----- DATA EXCERPT

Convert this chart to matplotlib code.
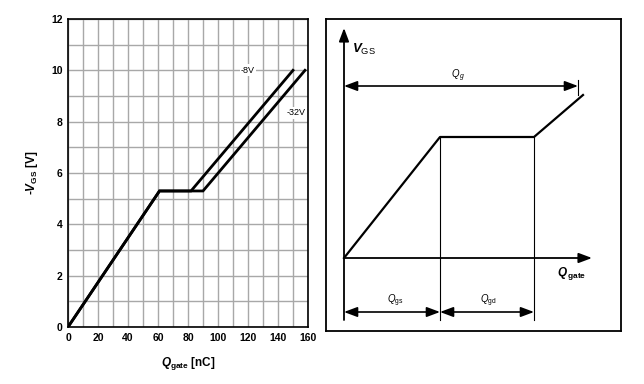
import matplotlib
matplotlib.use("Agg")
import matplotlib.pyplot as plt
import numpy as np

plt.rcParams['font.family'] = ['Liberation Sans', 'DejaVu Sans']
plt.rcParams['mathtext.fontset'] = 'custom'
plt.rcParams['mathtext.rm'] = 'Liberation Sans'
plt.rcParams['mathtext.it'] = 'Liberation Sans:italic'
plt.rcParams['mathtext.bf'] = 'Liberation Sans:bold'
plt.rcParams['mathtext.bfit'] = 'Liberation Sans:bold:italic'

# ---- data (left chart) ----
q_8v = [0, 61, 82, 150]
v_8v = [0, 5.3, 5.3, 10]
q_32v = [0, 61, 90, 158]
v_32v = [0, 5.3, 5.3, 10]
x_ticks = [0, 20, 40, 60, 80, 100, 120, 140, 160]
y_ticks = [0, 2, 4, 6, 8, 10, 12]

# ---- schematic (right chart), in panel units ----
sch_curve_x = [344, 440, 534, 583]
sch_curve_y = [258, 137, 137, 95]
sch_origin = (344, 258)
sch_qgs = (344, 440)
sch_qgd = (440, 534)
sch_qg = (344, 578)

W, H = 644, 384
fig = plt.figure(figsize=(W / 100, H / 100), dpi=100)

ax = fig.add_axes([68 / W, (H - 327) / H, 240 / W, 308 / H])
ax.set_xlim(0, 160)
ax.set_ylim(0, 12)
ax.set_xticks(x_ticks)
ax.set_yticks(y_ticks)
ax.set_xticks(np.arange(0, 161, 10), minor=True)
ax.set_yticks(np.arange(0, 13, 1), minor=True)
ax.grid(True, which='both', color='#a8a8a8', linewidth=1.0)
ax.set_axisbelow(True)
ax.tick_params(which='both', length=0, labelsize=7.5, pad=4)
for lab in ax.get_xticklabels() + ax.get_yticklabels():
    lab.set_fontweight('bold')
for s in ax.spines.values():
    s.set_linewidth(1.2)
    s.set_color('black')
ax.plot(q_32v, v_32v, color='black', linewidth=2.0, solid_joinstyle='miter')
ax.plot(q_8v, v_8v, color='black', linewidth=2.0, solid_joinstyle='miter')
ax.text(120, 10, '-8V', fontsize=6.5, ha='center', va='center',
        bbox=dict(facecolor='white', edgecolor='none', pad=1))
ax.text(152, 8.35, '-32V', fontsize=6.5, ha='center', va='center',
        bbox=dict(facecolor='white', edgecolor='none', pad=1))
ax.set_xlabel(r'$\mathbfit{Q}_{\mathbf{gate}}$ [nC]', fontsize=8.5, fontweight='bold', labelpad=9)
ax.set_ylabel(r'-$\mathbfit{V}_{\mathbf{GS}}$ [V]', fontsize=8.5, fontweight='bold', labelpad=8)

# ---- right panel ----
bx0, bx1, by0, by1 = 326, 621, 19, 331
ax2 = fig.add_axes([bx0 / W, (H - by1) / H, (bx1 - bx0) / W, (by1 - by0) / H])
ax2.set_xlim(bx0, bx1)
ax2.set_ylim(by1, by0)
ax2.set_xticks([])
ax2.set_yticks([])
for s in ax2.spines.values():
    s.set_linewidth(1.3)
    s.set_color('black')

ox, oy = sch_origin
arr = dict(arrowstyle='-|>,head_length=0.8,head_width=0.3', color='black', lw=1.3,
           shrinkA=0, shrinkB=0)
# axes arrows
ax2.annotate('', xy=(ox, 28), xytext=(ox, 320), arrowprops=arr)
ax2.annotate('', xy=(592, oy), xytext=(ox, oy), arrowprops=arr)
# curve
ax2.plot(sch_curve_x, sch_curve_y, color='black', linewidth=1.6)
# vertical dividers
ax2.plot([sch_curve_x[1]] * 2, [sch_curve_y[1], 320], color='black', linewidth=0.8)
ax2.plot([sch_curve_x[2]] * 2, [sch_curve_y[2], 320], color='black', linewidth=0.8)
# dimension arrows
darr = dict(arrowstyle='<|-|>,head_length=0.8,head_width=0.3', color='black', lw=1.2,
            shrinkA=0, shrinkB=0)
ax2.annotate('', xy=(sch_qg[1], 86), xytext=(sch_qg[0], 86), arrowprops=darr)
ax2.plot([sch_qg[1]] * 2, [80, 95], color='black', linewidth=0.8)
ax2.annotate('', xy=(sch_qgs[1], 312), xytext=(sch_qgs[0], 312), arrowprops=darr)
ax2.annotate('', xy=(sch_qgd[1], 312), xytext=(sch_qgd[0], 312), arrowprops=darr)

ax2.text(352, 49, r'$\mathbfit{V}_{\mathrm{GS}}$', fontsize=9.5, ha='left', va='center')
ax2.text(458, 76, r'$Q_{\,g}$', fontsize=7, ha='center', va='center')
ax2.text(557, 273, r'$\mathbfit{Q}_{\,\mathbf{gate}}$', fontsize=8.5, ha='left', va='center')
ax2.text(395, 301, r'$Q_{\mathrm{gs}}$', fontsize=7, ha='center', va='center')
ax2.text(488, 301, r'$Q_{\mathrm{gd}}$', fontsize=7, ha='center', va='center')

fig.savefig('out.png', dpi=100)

----------

[WHAT YOU HAVE TO DO]:
Give back exactly the lines from the first line of the data through the line with "sch_qg = (344, 578)", pictures excluded.

[SOLUTION BELOW]:
Convert this chart to matplotlib code.
import matplotlib
matplotlib.use("Agg")
import matplotlib.pyplot as plt
import numpy as np

plt.rcParams['font.family'] = ['Liberation Sans', 'DejaVu Sans']
plt.rcParams['mathtext.fontset'] = 'custom'
plt.rcParams['mathtext.rm'] = 'Liberation Sans'
plt.rcParams['mathtext.it'] = 'Liberation Sans:italic'
plt.rcParams['mathtext.bf'] = 'Liberation Sans:bold'
plt.rcParams['mathtext.bfit'] = 'Liberation Sans:bold:italic'

# ---- data (left chart) ----
q_8v = [0, 61, 82, 150]
v_8v = [0, 5.3, 5.3, 10]
q_32v = [0, 61, 90, 158]
v_32v = [0, 5.3, 5.3, 10]
x_ticks = [0, 20, 40, 60, 80, 100, 120, 140, 160]
y_ticks = [0, 2, 4, 6, 8, 10, 12]

# ---- schematic (right chart), in panel units ----
sch_curve_x = [344, 440, 534, 583]
sch_curve_y = [258, 137, 137, 95]
sch_origin = (344, 258)
sch_qgs = (344, 440)
sch_qgd = (440, 534)
sch_qg = (344, 578)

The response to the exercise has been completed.